"He's a fine person. He'd be a credit to any community he offered his services to." This comment was made last week about Lee Harris, one of two candidates in the runoff election for city council District 7. Who said it? Kemba Ford, Harris' opponent. And Harris has been equally complimentary in his public remarks about Ford. "I think we both care," he said toward the end of the campaign.
The election schedule being what it is — with the polls scheduled to close on Thursday, election day, at 7 p.m. — some of you are reading this before this race is decided, others after the outcome is known. We just wanted to make sure that our vote was recorded, not on the winner of the race (the Flyer traditionally does not make endorsements) but on how this special election campaign was waged.
As the foregoing makes clear, the candidates deported themselves with a class and distinction and regard for each other that is unusual anywhere these days, when vitriol and innuendo and "opposition research" have become routine ingredients of the election process.
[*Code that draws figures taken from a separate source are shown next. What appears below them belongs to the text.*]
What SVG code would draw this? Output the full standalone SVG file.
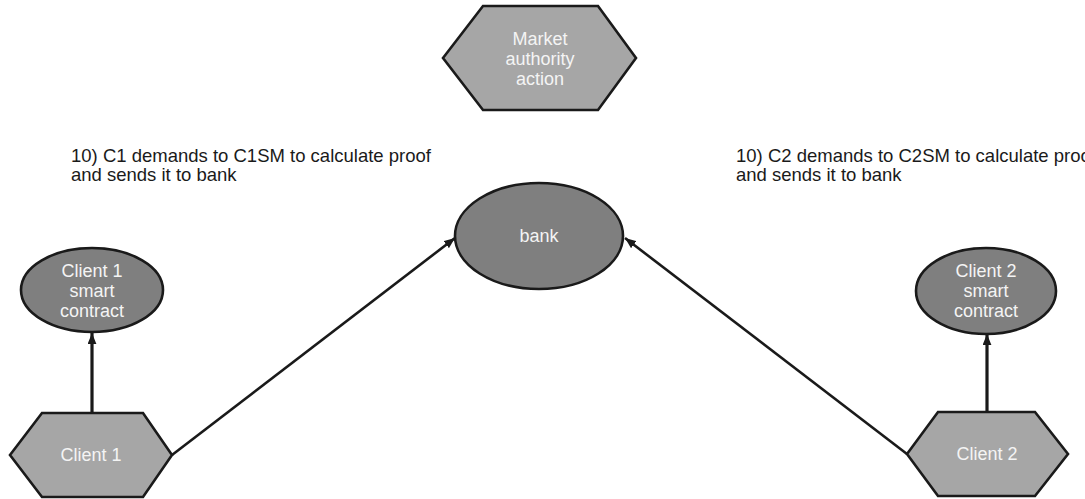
<svg xmlns="http://www.w3.org/2000/svg" width="1085" height="499" viewBox="0 0 1085 499">
<style>
.hex{fill:#a6a6a6;stroke:#1a1a1a;stroke-width:2.6;stroke-linejoin:miter}
.ell{fill:#7f7f7f;stroke:#1a1a1a;stroke-width:2.6}
.nt{font-family:"Liberation Sans",Arial,sans-serif;font-size:18px;fill:#f4f4f4;text-anchor:middle}
.lt{font-family:"Liberation Sans",Arial,sans-serif;font-size:18.5px;fill:#1a1a1a}
.edge{stroke:#1a1a1a;stroke-width:2.6;fill:none}
.edgev{stroke:#1a1a1a;stroke-width:3.2;fill:none}
</style>
<defs>
<marker id="ah" viewBox="0 0 10 8" refX="10" refY="4" markerWidth="11" markerHeight="9" markerUnits="userSpaceOnUse" orient="auto">
<path d="M0,0 L10,4 L0,8 z" fill="#1a1a1a"/>
</marker>
</defs>
<rect width="1085" height="499" fill="#ffffff"/>
<g id="labels">
<text class="lt" x="71" y="162">10) C1 demands to C1SM to calculate proof</text>
<text class="lt" x="71" y="181">and sends it to bank</text>
<text class="lt" x="736" y="162">10) C2 demands to C2SM to calculate proof</text>
<text class="lt" x="736" y="181">and sends it to bank</text>
</g>
<g id="connectors">
<line class="edge" x1="172" y1="455" x2="455" y2="238" marker-end="url(#ah)"/>
<line class="edge" x1="907" y1="454" x2="625" y2="238" marker-end="url(#ah)"/>
<line class="edgev" x1="92" y1="413" x2="92" y2="333" marker-end="url(#ah)"/>
<line class="edgev" x1="987" y1="412" x2="987" y2="334" marker-end="url(#ah)"/>
</g>
<g id="market">
<polygon class="hex" points="443,58 483,6 598,6 636,58 598,110 483,110"/>
<text class="nt" x="540" y="45">Market</text>
<text class="nt" x="540" y="65">authority</text>
<text class="nt" x="540" y="85">action</text>
</g>
<g id="bank">
<ellipse class="ell" cx="539" cy="236" rx="84" ry="53"/>
<text class="nt" x="539" y="242">bank</text>
</g>
<g id="client1sc">
<ellipse class="ell" cx="92" cy="290" rx="71" ry="42"/>
<text class="nt" x="92" y="277">Client 1</text>
<text class="nt" x="92" y="297">smart</text>
<text class="nt" x="92" y="317">contract</text>
</g>
<g id="client2sc">
<ellipse class="ell" cx="986" cy="291" rx="70" ry="43"/>
<text class="nt" x="986" y="277">Client 2</text>
<text class="nt" x="986" y="297">smart</text>
<text class="nt" x="986" y="317">contract</text>
</g>
<g id="client1">
<polygon class="hex" points="10,455 42,413 143,413 172,455 143,497 42,497"/>
<text class="nt" x="91" y="461">Client 1</text>
</g>
<g id="client2">
<polygon class="hex" points="907,454 938,412 1035,412 1068,454 1035,496 938,496"/>
<text class="nt" x="987" y="460">Client 2</text>
</g>
</svg>
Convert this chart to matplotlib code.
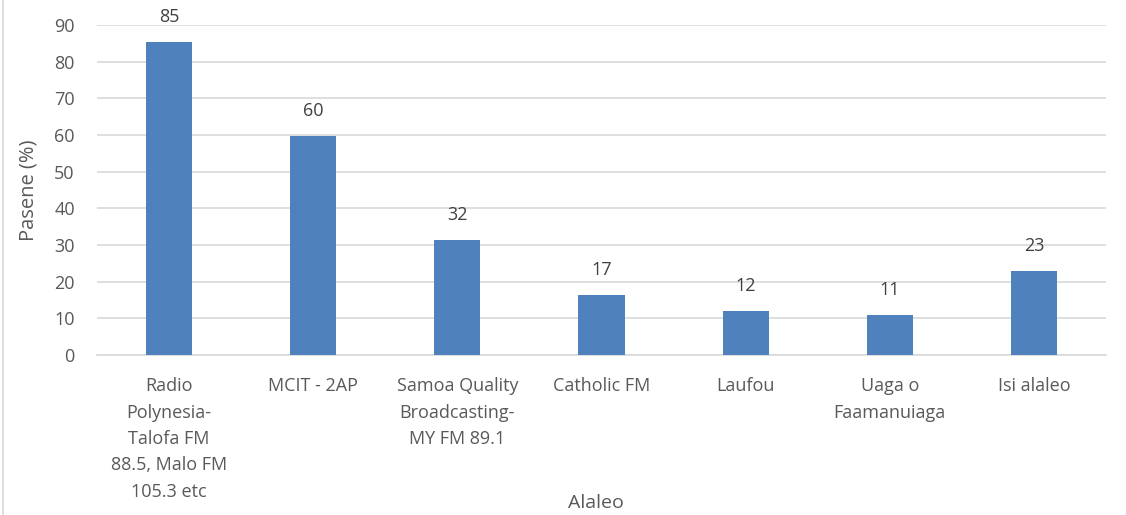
import matplotlib.pyplot as plt
import numpy as np

plt.rcParams['font.family'] = ['Open Sans', 'DejaVu Sans']

categories = ['Radio\nPolynesia-\nTalofa FM\n88.5, Malo FM\n105.3 etc',
              'MCIT - 2AP',
              'Samoa Quality\nBroadcasting-\nMY FM 89.1',
              'Catholic FM',
              'Laufou',
              'Uaga o\nFaamanuiaga',
              'Isi alaleo']
values = [85.3, 59.8, 31.5, 16.5, 12.0, 11.0, 22.9]
labels = ['85', '60', '32', '17', '12', '11', '23']

txt = '#595959'
fig = plt.figure(figsize=(11.26, 5.15), dpi=100)
ax = fig.add_axes([97 / 1126, 160 / 515, 1009 / 1126, 330 / 515])

x = np.arange(len(categories))
ax.bar(x, values, width=0.32, color='#4F81BD', zorder=3)
for xi, v, lab in zip(x, values, labels):
    ax.text(xi, v + 4.3, lab, ha='center', va='bottom', fontsize=13, color='#404040')

ax.set_xlim(-0.5, len(categories) - 0.5)
ax.set_ylim(0, 90)
ax.set_yticks(range(0, 91, 10))
ax.yaxis.grid(True, color='#D9D9D9', linewidth=1.2, zorder=0)
for s in ['top', 'right', 'left']:
    ax.spines[s].set_visible(False)
ax.spines['bottom'].set_color('#D9D9D9')
ax.spines['bottom'].set_linewidth(1.2)
ax.tick_params(axis='both', length=0, labelsize=13, colors=txt)
ax.tick_params(axis='y', pad=16)
ax.set_xticks(x)
ax.set_xticklabels(categories, linespacing=1.6, va='top')
ax.tick_params(axis='x', pad=16)

ax.set_ylabel('Pasene (%)', fontsize=14.5, color=txt, labelpad=11)
fig.text(596 / 1126, 1 - 503 / 515, 'Alaleo', ha='center', va='center', fontsize=14, color=txt)

# left border of the chart frame
fig.add_artist(plt.Line2D([3 / 1126, 3 / 1126], [0, 1], color='#D9D9D9', linewidth=1.2))

plt.savefig('out.png', dpi=100)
Though the same cannot be said for all of the supporters of either candidate, Harris and Ford eschewed the negative and focused to an unusual degree on issues and matters of their own personal qualifications. Both mounted serious, energetic campaigns, going door-to-door and availing themselves of other standard devices — mailers, robocalls, district forums, etc. — for reaching their intended constituents.
This is all to the good, something we can — and do — endorse.
Not everything on our local political scene this week is so commendable. As we go to press, the word is that Mayor Richard Hodges of Millington has offered to resign as of mid-January, following an indictment on bribery charges and negative publicity, which apparently prompted members of the city's board of aldermen to request Hodges' departure. It would be an understatement to say such a step has been merited, even pre-trial, by the mayor's activities, including what appears to be a questionable relationship with a local transmission-shop owner involving gambling debts and traded favors and threats between the two.
Still, Hodges is doing the right thing by resigning. We can endorse that, too. Latterly, we have to admit, we've had an eye down to our immediate south, where the voters in Mississippi were faced this week with a ballot issue asking them to decide on the legal status of "personhood," equating that aspect of citizenship with the fact of sperm-egg fertilization. This issue, we believe, should never have been on a ballot at all, inasmuch as its actual provenance is not electoral, but (pick one) theological, medical, scientific, or judicial.
And, finally, we find it ironic — and shameless — that Tennessee state government is now apparently using federal funds provided under HAVA (the Help American Vote Act) to popularize a dubious photo-ID law when the state's current Republican caretakers declined to use these funds for an intended earlier purpose — to implement TVCA (the Tennessee Voter Confidence Act), a paper-trail measure that was postponed, then killed by GOP legislators.